TASK: The listing below begins with the first line you should copy; stop after the line containing "width=316pt,minimum height=82pt] (sbumum)", and drop every picture.

begin DATASET EXCERPT

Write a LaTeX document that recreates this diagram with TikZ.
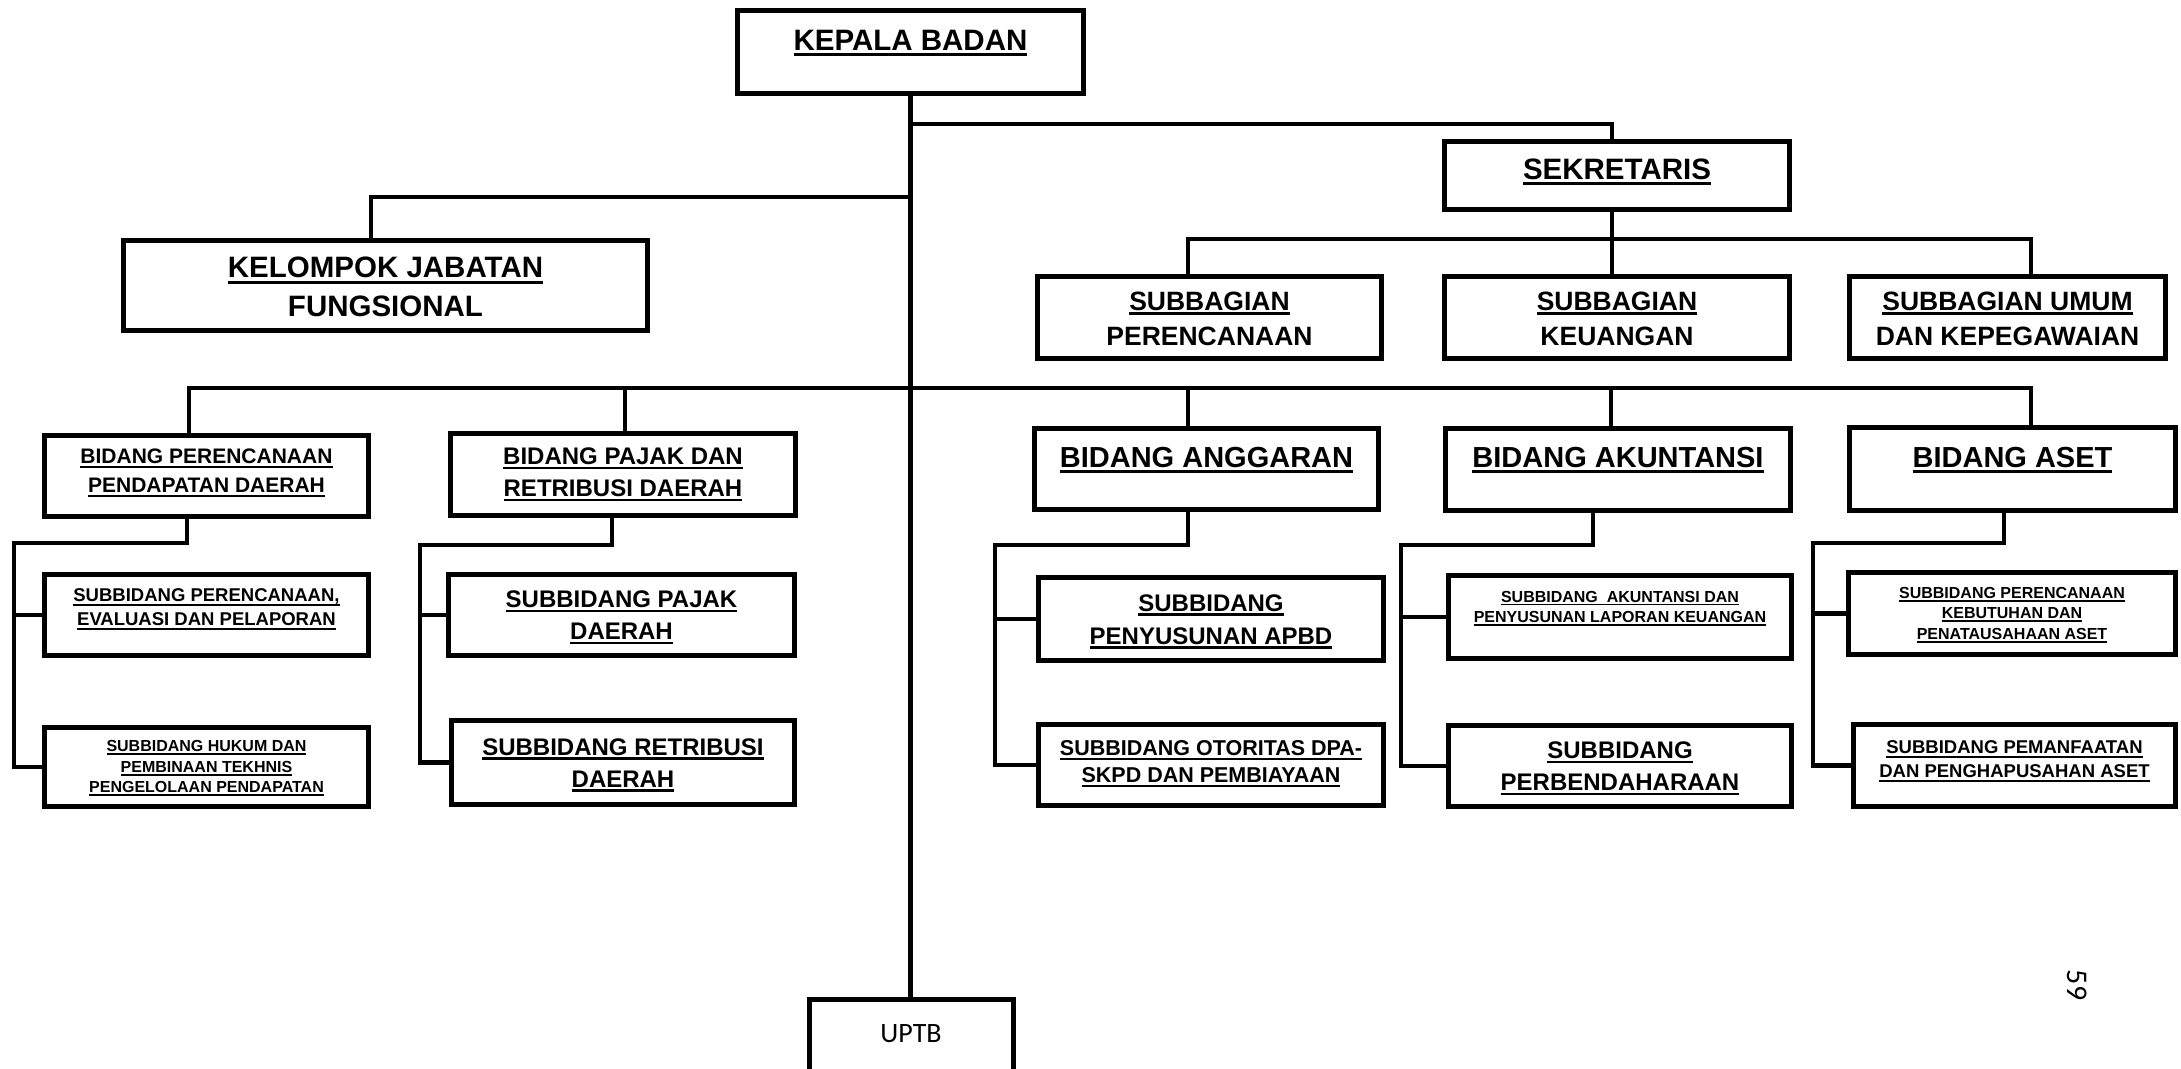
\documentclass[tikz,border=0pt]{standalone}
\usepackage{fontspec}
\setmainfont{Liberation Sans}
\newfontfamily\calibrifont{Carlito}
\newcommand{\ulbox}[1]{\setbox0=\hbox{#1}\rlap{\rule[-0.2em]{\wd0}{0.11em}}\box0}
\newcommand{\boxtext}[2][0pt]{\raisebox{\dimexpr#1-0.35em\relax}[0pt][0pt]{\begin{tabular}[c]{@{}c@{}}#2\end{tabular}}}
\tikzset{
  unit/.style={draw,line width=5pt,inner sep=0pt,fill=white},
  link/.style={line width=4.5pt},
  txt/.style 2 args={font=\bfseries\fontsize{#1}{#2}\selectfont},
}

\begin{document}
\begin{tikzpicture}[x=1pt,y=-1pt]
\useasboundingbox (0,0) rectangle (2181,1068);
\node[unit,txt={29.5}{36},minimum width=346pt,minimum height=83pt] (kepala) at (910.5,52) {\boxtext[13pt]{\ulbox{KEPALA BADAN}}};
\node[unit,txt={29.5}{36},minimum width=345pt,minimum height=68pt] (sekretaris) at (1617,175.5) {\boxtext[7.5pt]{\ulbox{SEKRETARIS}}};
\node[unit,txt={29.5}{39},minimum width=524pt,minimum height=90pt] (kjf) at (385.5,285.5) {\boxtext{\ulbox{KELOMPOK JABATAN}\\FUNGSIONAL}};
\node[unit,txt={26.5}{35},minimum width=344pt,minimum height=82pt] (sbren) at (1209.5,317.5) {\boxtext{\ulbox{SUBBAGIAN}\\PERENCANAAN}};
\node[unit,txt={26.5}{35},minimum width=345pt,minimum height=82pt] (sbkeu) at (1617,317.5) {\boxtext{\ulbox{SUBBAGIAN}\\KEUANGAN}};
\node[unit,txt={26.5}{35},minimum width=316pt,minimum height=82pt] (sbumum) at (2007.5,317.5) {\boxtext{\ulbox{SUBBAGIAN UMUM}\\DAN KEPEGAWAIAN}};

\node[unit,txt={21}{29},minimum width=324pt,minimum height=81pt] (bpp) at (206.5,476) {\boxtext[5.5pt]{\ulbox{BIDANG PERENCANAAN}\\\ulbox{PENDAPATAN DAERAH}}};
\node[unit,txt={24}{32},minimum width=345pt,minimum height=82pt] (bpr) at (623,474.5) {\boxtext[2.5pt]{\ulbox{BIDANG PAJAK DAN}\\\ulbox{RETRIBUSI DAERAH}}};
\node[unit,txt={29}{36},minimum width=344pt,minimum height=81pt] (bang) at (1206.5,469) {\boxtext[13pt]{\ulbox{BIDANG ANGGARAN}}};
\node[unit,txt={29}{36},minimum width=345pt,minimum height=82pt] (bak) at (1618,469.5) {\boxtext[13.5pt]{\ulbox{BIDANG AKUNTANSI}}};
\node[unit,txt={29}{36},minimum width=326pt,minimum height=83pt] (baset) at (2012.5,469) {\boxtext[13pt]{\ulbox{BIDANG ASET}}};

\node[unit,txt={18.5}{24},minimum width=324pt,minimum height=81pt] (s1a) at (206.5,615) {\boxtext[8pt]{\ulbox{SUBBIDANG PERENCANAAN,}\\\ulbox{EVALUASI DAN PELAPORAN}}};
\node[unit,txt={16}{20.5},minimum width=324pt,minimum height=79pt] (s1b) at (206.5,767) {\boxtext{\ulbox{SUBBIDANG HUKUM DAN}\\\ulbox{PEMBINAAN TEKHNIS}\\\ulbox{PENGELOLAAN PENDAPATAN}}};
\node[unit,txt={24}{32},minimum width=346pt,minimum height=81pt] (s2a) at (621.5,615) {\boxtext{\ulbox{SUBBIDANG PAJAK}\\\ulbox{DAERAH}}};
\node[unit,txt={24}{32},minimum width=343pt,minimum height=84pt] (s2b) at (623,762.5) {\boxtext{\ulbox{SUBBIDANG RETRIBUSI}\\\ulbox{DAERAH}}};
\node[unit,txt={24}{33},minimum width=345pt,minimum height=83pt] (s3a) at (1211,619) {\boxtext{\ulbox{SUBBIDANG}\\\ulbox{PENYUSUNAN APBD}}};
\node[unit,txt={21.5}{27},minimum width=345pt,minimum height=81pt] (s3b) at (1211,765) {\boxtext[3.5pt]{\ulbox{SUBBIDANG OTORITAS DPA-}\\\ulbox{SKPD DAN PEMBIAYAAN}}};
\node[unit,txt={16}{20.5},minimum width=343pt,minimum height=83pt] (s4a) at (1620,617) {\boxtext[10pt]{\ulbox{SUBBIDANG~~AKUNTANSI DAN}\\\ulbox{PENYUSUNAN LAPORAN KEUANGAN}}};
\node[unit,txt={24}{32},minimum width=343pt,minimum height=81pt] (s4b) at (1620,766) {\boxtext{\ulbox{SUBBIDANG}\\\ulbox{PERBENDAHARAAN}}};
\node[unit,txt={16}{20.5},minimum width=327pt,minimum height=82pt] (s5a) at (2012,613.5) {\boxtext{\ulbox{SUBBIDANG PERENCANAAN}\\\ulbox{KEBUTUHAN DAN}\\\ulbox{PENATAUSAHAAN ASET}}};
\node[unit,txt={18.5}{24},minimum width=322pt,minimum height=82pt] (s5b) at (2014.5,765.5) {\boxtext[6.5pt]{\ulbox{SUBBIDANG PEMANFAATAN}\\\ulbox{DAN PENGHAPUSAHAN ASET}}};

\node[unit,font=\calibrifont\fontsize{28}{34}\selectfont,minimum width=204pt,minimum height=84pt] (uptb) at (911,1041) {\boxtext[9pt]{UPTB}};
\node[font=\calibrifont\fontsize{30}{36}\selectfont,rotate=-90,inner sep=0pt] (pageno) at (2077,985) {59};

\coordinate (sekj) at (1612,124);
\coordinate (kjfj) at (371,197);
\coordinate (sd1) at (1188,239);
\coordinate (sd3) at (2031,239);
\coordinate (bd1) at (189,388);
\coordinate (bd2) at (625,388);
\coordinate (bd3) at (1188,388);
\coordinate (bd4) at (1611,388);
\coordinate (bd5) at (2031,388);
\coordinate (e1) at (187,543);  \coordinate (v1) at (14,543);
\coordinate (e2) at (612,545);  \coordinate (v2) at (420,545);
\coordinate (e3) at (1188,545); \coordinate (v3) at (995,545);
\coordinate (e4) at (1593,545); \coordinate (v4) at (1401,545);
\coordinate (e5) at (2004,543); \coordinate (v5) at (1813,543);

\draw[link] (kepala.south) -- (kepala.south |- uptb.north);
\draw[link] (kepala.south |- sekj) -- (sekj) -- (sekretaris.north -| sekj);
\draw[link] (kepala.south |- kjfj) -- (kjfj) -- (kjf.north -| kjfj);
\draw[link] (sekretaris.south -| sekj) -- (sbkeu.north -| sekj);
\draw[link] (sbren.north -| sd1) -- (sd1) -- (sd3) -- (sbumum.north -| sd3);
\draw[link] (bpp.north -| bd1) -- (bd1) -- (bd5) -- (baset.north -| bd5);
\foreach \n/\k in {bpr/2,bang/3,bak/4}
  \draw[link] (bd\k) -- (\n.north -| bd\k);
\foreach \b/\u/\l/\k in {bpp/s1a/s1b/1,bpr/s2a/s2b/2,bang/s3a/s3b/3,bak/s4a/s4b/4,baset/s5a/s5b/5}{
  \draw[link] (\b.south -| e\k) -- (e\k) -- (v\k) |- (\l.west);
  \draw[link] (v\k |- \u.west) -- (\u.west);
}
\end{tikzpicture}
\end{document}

end DATASET EXCERPT

RESULT OF THIS TASK:
Write a LaTeX document that recreates this diagram with TikZ.
\documentclass[tikz,border=0pt]{standalone}
\usepackage{fontspec}
\setmainfont{Liberation Sans}
\newfontfamily\calibrifont{Carlito}
\newcommand{\ulbox}[1]{\setbox0=\hbox{#1}\rlap{\rule[-0.2em]{\wd0}{0.11em}}\box0}
\newcommand{\boxtext}[2][0pt]{\raisebox{\dimexpr#1-0.35em\relax}[0pt][0pt]{\begin{tabular}[c]{@{}c@{}}#2\end{tabular}}}
\tikzset{
  unit/.style={draw,line width=5pt,inner sep=0pt,fill=white},
  link/.style={line width=4.5pt},
  txt/.style 2 args={font=\bfseries\fontsize{#1}{#2}\selectfont},
}

\begin{document}
\begin{tikzpicture}[x=1pt,y=-1pt]
\useasboundingbox (0,0) rectangle (2181,1068);
\node[unit,txt={29.5}{36},minimum width=346pt,minimum height=83pt] (kepala) at (910.5,52) {\boxtext[13pt]{\ulbox{KEPALA BADAN}}};
\node[unit,txt={29.5}{36},minimum width=345pt,minimum height=68pt] (sekretaris) at (1617,175.5) {\boxtext[7.5pt]{\ulbox{SEKRETARIS}}};
\node[unit,txt={29.5}{39},minimum width=524pt,minimum height=90pt] (kjf) at (385.5,285.5) {\boxtext{\ulbox{KELOMPOK JABATAN}\\FUNGSIONAL}};
\node[unit,txt={26.5}{35},minimum width=344pt,minimum height=82pt] (sbren) at (1209.5,317.5) {\boxtext{\ulbox{SUBBAGIAN}\\PERENCANAAN}};
\node[unit,txt={26.5}{35},minimum width=345pt,minimum height=82pt] (sbkeu) at (1617,317.5) {\boxtext{\ulbox{SUBBAGIAN}\\KEUANGAN}};
\node[unit,txt={26.5}{35},minimum width=316pt,minimum height=82pt] (sbumum) at (2007.5,317.5) {\boxtext{\ulbox{SUBBAGIAN UMUM}\\DAN KEPEGAWAIAN}};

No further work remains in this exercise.